Retype word for word the first line of the listing and each line after it up to the line with "const sdssFragment = [[0.3562,0.0491],[0.3631,0.0489]];", with the pictures taken out.

---------- Data block

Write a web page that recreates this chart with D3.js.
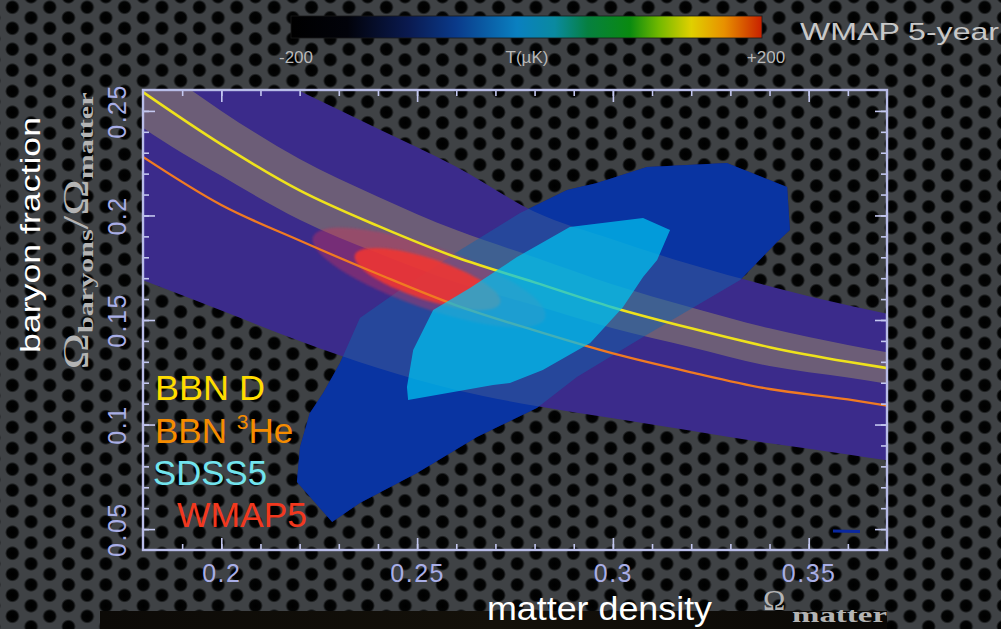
<!DOCTYPE html>
<html><head><meta charset="utf-8">
<script src="https://cdn.jsdelivr.net/npm/d3@7"></script>
<style>html,body{margin:0;padding:0;background:#3a3d40;overflow:hidden}</style>
</head><body><svg id="c" width="1001" height="629"></svg>
<script>
// ---------------- data ----------------
const omegaGrid      = [0.17, 0.18, 0.20, 0.22, 0.24, 0.26, 0.28, 0.30, 0.32, 0.34, 0.36, 0.375];
const wmapOuterUpper = [0.306,0.296,0.278,0.2595,0.2415,0.2233,0.2018,0.1885,0.1765,0.1662,0.1570,0.1510];
const wmapOuterLower = [0.176,0.169,0.1545,0.140,0.127,0.1165,0.109,0.103,0.097,0.091,0.0857,0.0815];
const bbnBandUpper   = [0.292,0.277,0.250,0.227,0.209,0.193,0.180,0.167,0.156,0.146,0.138,0.133];
const bbnBandLower   = [0.256,0.242,0.219,0.198,0.182,0.168,0.157,0.146,0.137,0.128,0.1225,0.118];

const lineGrid = [0.18, 0.20, 0.22, 0.24, 0.26, 0.28, 0.30, 0.32, 0.34, 0.36, 0.37];
const bbnD     = [0.259,0.234,0.212,0.195,0.180,0.168,0.156,0.146,0.137,0.130,0.127];
const bbnHe3   = [0.228,0.205,0.188,0.172,0.157,0.145,0.134,0.125,0.117,0.112,0.109];

const sdssOuter = [[0.2283,0.0534],[0.2193,0.0725],[0.2201,0.0893],[0.2226,0.1055],[0.2260,0.1151],
  [0.2303,0.1294],[0.2354,0.1510],[0.2456,0.1643],[0.2610,0.1835],[0.2763,0.2012],[0.2883,0.2122],
  [0.2959,0.2155],[0.3087,0.2232],[0.3291,0.2251],[0.3445,0.2136],[0.3452,0.1930],[0.3419,0.1873],
  [0.3325,0.1691],[0.3077,0.1419],[0.2908,0.1227],[0.2806,0.1079],[0.2653,0.0940],[0.2500,0.0768],
  [0.2354,0.0625]];
const sdssInner = [[0.2477,0.1117],[0.2474,0.1180],[0.2490,0.1357],[0.2541,0.1548],[0.2635,0.1653],
  [0.2755,0.1801],[0.2890,0.1945],[0.3077,0.1988],[0.3146,0.1930],[0.3113,0.1787],[0.3077,0.1706],
  [0.3026,0.1562],[0.2942,0.1390],[0.2821,0.1261],[0.2737,0.1199],[0.2694,0.1189]];
const sdssFragment = [[0.3562,0.0491],[0.3631,0.0489]];

// WMAP5 contours: ends of the long axis, and short/long axis ratio
const wmapOuterEllipse = {ends: [[0.2234,0.1897],[0.2827,0.1510]], ratio: 0.25};
const wmapInnerEllipse = {ends: [[0.2341,0.1811],[0.2712,0.1581]], ratio: 0.27};

const xMajorTicks = [0.2, 0.25, 0.3, 0.35];
const xTickLabels = ["0.2", "0.25", "0.3", "0.35"];
const xMinorTicks = [0.19,0.20,0.21,0.22,0.23,0.24,0.25,0.26,0.27,0.28,0.29,0.30,0.31,0.32,0.33,0.34,0.35,0.36];
const yMajorTicks = [0.05, 0.1, 0.15, 0.2, 0.25];
const yTickLabels = ["0.05", "0.1", "0.15", "0.2", "0.25"];
const yMinorTicks = [0.05,0.06,0.07,0.08,0.09,0.10,0.11,0.12,0.13,0.14,0.15,0.16,0.17,0.18,0.19,0.20,0.21,0.22,0.23,0.24,0.25];

const legendNames = ["BBN D", "BBN ", "SDSS5", "WMAP5"];
const colorbarLabels = ["-200", "T(µK)", "+200"];
const colorbarTitle = "WMAP 5-year";

// ---------------- drawing ----------------
const W = 1001, H = 629;
const svg = d3.select("#c");
const defs = svg.append("defs");
const SANS = "'Liberation Sans', Arial, Helvetica, sans-serif";
const SERIF = "'Liberation Serif', 'DejaVu Serif', serif";

// perforated metal background
const base = "#3f4245";
const rg = defs.append("radialGradient").attr("id", "hg");
rg.append("stop").attr("offset", "0%").attr("stop-color", "#000");
rg.append("stop").attr("offset", "72%").attr("stop-color", "#030404");
rg.append("stop").attr("offset", "100%").attr("stop-color", base);
const pat = defs.append("pattern").attr("id", "holes").attr("patternUnits", "userSpaceOnUse")
  .attr("width", 37.4).attr("height", 21).attr("x", 3).attr("y", 2);
pat.append("rect").attr("width", 37.4).attr("height", 21).attr("fill", base);
[[9.35,5.25],[9.35,26.25],[28.05,15.75],[28.05,-5.25]].forEach(p =>
  pat.append("circle").attr("cx", p[0]).attr("cy", p[1]).attr("r", 7.4).attr("fill", "url(#hg)"));
svg.append("rect").attr("width", W).attr("height", H).attr("fill", "url(#holes)");

// bottom photo strip
const sg = defs.append("linearGradient").attr("id", "strip");
sg.append("stop").attr("offset", "0%").attr("stop-color", "#0c0a07");
sg.append("stop").attr("offset", "50%").attr("stop-color", "#14110a");
sg.append("stop").attr("offset", "100%").attr("stop-color", "#0a0806");
svg.append("rect").attr("x", 100).attr("y", 611).attr("width", 787).attr("height", 18).attr("fill", "url(#strip)");

// scales
const x = d3.scaleLinear().domain([0.18, 0.37]).range([143, 887]);
const y = d3.scaleLinear().domain([0.04, 0.26]).range([550, 90]);

defs.append("clipPath").attr("id", "plotclip").append("rect")
  .attr("x", 143).attr("y", 90).attr("width", 744).attr("height", 460);
defs.append("filter").attr("id", "soft").append("feGaussianBlur").attr("stdDeviation", 1.3);

const plot = svg.append("g").attr("clip-path", "url(#plotclip)");

const poly = d3.line().x(d => x(d[0])).y(d => y(d[1])).curve(d3.curveLinearClosed);
const band = (lo, hi) => d3.area().x((d, i) => x(omegaGrid[i])).y0((d, i) => y(lo[i])).y1((d, i) => y(hi[i]))
  .curve(d3.curveMonotoneX)(omegaGrid);

// SDSS outer base (opaque)
plot.append("path").attr("d", poly(sdssOuter)).attr("fill", "rgb(0,4,152)");
plot.append("path").attr("d", poly(sdssFragment)).attr("stroke", "rgb(10,40,160)").attr("stroke-width", 3).attr("fill", "none");
// WMAP broad region
plot.append("path").attr("d", band(wmapOuterLower, wmapOuterUpper)).attr("fill", "#3b2b8b");
// BBN D band
plot.append("path").attr("d", band(bbnBandLower, bbnBandUpper)).attr("fill", "rgba(168,155,95,0.45)");
// SDSS outer overlay
plot.append("path").attr("d", poly(sdssOuter)).attr("fill", "rgba(18,100,172,0.5)");

// WMAP5 ellipses
function ellipse(e, fill) {
  const p0 = [x(e.ends[0][0]), y(e.ends[0][1])], p1 = [x(e.ends[1][0]), y(e.ends[1][1])];
  const cx = (p0[0] + p1[0]) / 2, cy = (p0[1] + p1[1]) / 2;
  const a = Math.hypot(p1[0] - p0[0], p1[1] - p0[1]) / 2;
  const ang = Math.atan2(p1[1] - p0[1], p1[0] - p0[0]) * 180 / Math.PI;
  plot.append("ellipse").attr("cx", cx).attr("cy", cy).attr("rx", a).attr("ry", a * e.ratio)
    .attr("transform", `rotate(${ang},${cx},${cy})`).attr("fill", fill).attr("filter", "url(#soft)");
}
ellipse(wmapOuterEllipse, "rgba(215,45,85,0.38)");
ellipse(wmapInnerEllipse, "rgba(240,55,50,0.88)");

// BBN lines
const ln = d3.line().x((d, i) => x(lineGrid[i])).y(d => y(d)).curve(d3.curveMonotoneX);
plot.append("path").attr("d", ln(bbnHe3)).attr("fill", "none").attr("stroke", "#f07a22").attr("stroke-width", 2.3);
plot.append("path").attr("d", ln(bbnD)).attr("fill", "none").attr("stroke", "#eee21c").attr("stroke-width", 2.6);

// SDSS inner
plot.append("path").attr("d", poly(sdssInner)).attr("fill", "rgba(0,195,240,0.72)");

// axes
const tickCol = "#c4c8f0";
function styleAxis(g) {
  g.select(".domain").remove();
  g.selectAll(".tick line").attr("stroke", tickCol).attr("stroke-width", 1.6);
  g.selectAll("text").attr("fill", "#a9aee6").attr("font-family", SANS).attr("font-size", 25)
    .attr("letter-spacing", 1.5);
}
const axes = svg.append("g");
axes.append("g").attr("transform", "translate(0,550)")
  .call(d3.axisBottom(x).tickValues(xMinorTicks).tickSize(-6).tickFormat("")).call(styleAxis);
axes.append("g").attr("transform", "translate(0,550)")
  .call(d3.axisBottom(x).tickValues(xMajorTicks).tickSize(-12).tickPadding(14)
    .tickFormat((d, i) => xTickLabels[i])).call(styleAxis);
axes.append("g").attr("transform", "translate(0,90)")
  .call(d3.axisTop(x).tickValues(xMinorTicks).tickSize(-6).tickFormat("")).call(styleAxis);
axes.append("g").attr("transform", "translate(0,90)")
  .call(d3.axisTop(x).tickValues(xMajorTicks).tickSize(-12).tickFormat("")).call(styleAxis);
axes.append("g").attr("transform", "translate(143,0)")
  .call(d3.axisLeft(y).tickValues(yMinorTicks).tickSize(-6).tickFormat("")).call(styleAxis);
const yl = axes.append("g").attr("transform", "translate(143,0)")
  .call(d3.axisLeft(y).tickValues(yMajorTicks).tickSize(-12).tickFormat((d, i) => yTickLabels[i])).call(styleAxis);
yl.selectAll("text").attr("x", 0).attr("y", -17).attr("dy", 0).attr("text-anchor", "middle")
  .attr("transform", "rotate(-90)");
axes.append("g").attr("transform", "translate(887,0)")
  .call(d3.axisRight(y).tickValues(yMinorTicks).tickSize(-6).tickFormat("")).call(styleAxis);
axes.append("g").attr("transform", "translate(887,0)")
  .call(d3.axisRight(y).tickValues(yMajorTicks).tickSize(-12).tickFormat("")).call(styleAxis);
axes.append("rect").attr("x", 143).attr("y", 90).attr("width", 744).attr("height", 460)
  .attr("fill", "none").attr("stroke", "#b8bce8").attr("stroke-width", 2.4);

// legend
const lg = svg.append("g").attr("font-family", SANS).attr("font-size", 35);
lg.append("text").attr("x", 155).attr("y", 400).attr("fill", "#ffdc00").attr("textLength", 110)
  .attr("lengthAdjust", "spacingAndGlyphs").text(legendNames[0]);
const he = lg.append("text").attr("x", 155).attr("y", 443).attr("fill", "#f58c00");
he.append("tspan").text(legendNames[1]);
he.append("tspan").attr("font-size", 21).attr("dy", -14).text("3");
he.append("tspan").attr("dy", 14).text("He");
lg.append("text").attr("x", 153).attr("y", 485).attr("fill", "#72e4ee").attr("textLength", 114)
  .attr("lengthAdjust", "spacingAndGlyphs").text(legendNames[2]);
lg.append("text").attr("x", 177).attr("y", 527).attr("fill", "#f2381e").attr("textLength", 130)
  .attr("lengthAdjust", "spacingAndGlyphs").text(legendNames[3]);

// y title
svg.append("text").attr("transform", "translate(40,235) rotate(-90)").attr("text-anchor", "middle")
  .attr("font-family", SANS).attr("font-size", 27).attr("fill", "#ffffff")
  .attr("textLength", 236).attr("lengthAdjust", "spacingAndGlyphs").text("baryon fraction");
const om = svg.append("text").attr("transform", "translate(88,231) rotate(-90)").attr("text-anchor", "middle")
  .attr("font-family", SERIF).attr("fill", "#b4b4b4").attr("textLength", 277).attr("lengthAdjust", "spacingAndGlyphs");
om.append("tspan").attr("font-size", 36).text("Ω");
om.append("tspan").attr("font-size", 22).attr("font-weight", "bold").attr("dy", 5).text("baryons");
om.append("tspan").attr("font-size", 36).attr("dy", -5).text("/Ω");
om.append("tspan").attr("font-size", 22).attr("font-weight", "bold").attr("dy", 5).text("matter");

// x title
svg.append("text").attr("x", 487).attr("y", 620).attr("font-family", SANS).attr("font-size", 33)
  .attr("fill", "#ffffff").attr("textLength", 225).attr("lengthAdjust", "spacingAndGlyphs").text("matter density");
svg.append("text").attr("x", 763).attr("y", 610).attr("font-family", SERIF).attr("font-size", 30)
  .attr("fill", "#b4b4b4").text("Ω");
svg.append("text").attr("x", 792).attr("y", 622).attr("font-family", SERIF).attr("font-size", 21)
  .attr("font-weight", "bold").attr("fill", "#b4b4b4").attr("textLength", 95)
  .attr("lengthAdjust", "spacingAndGlyphs").text("matter");

// colour bar
const cg = defs.append("linearGradient").attr("id", "cbar");
[[0,"#000000"],[0.12,"#02030a"],[0.25,"#0a1a50"],[0.35,"#0a3a8a"],[0.48,"#0a80c0"],[0.56,"#0a8aa0"],
 [0.63,"#068040"],[0.72,"#0a8a10"],[0.78,"#70b800"],[0.85,"#e0d000"],[0.92,"#e89000"],[1,"#c82000"]]
  .forEach(s => cg.append("stop").attr("offset", s[0]).attr("stop-color", s[1]));
svg.append("rect").attr("x", 291).attr("y", 16).attr("width", 471).attr("height", 22)
  .attr("fill", "url(#cbar)").attr("stroke", "#1a1a1a").attr("stroke-width", 0.8);
const cbx = d3.scaleLinear().domain([-200, 200]).range([296, 766]);
const cbt = svg.append("g").attr("font-family", SANS).attr("font-size", 17).attr("fill", "#b8b8b8")
  .attr("text-anchor", "middle");
cbt.append("text").attr("x", cbx(-200)).attr("y", 63).text(colorbarLabels[0]);
cbt.append("text").attr("x", cbx(0) - 4).attr("y", 63).text(colorbarLabels[1]);
cbt.append("text").attr("x", cbx(200)).attr("y", 63).text(colorbarLabels[2]);
svg.append("text").attr("x", 800).attr("y", 40).attr("font-family", SANS).attr("font-size", 24)
  .attr("fill", "#c8c8c8").attr("textLength", 199).attr("lengthAdjust", "spacingAndGlyphs").text(colorbarTitle);
</script>
</body></html>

--------------------

### Output for this task
Write a web page that recreates this chart with D3.js.
<!DOCTYPE html>
<html><head><meta charset="utf-8">
<script src="https://cdn.jsdelivr.net/npm/d3@7"></script>
<style>html,body{margin:0;padding:0;background:#3a3d40;overflow:hidden}</style>
</head><body><svg id="c" width="1001" height="629"></svg>
<script>
// ---------------- data ----------------
const omegaGrid      = [0.17, 0.18, 0.20, 0.22, 0.24, 0.26, 0.28, 0.30, 0.32, 0.34, 0.36, 0.375];
const wmapOuterUpper = [0.306,0.296,0.278,0.2595,0.2415,0.2233,0.2018,0.1885,0.1765,0.1662,0.1570,0.1510];
const wmapOuterLower = [0.176,0.169,0.1545,0.140,0.127,0.1165,0.109,0.103,0.097,0.091,0.0857,0.0815];
const bbnBandUpper   = [0.292,0.277,0.250,0.227,0.209,0.193,0.180,0.167,0.156,0.146,0.138,0.133];
const bbnBandLower   = [0.256,0.242,0.219,0.198,0.182,0.168,0.157,0.146,0.137,0.128,0.1225,0.118];

const lineGrid = [0.18, 0.20, 0.22, 0.24, 0.26, 0.28, 0.30, 0.32, 0.34, 0.36, 0.37];
const bbnD     = [0.259,0.234,0.212,0.195,0.180,0.168,0.156,0.146,0.137,0.130,0.127];
const bbnHe3   = [0.228,0.205,0.188,0.172,0.157,0.145,0.134,0.125,0.117,0.112,0.109];

const sdssOuter = [[0.2283,0.0534],[0.2193,0.0725],[0.2201,0.0893],[0.2226,0.1055],[0.2260,0.1151],
  [0.2303,0.1294],[0.2354,0.1510],[0.2456,0.1643],[0.2610,0.1835],[0.2763,0.2012],[0.2883,0.2122],
  [0.2959,0.2155],[0.3087,0.2232],[0.3291,0.2251],[0.3445,0.2136],[0.3452,0.1930],[0.3419,0.1873],
  [0.3325,0.1691],[0.3077,0.1419],[0.2908,0.1227],[0.2806,0.1079],[0.2653,0.0940],[0.2500,0.0768],
  [0.2354,0.0625]];
const sdssInner = [[0.2477,0.1117],[0.2474,0.1180],[0.2490,0.1357],[0.2541,0.1548],[0.2635,0.1653],
  [0.2755,0.1801],[0.2890,0.1945],[0.3077,0.1988],[0.3146,0.1930],[0.3113,0.1787],[0.3077,0.1706],
  [0.3026,0.1562],[0.2942,0.1390],[0.2821,0.1261],[0.2737,0.1199],[0.2694,0.1189]];
const sdssFragment = [[0.3562,0.0491],[0.3631,0.0489]];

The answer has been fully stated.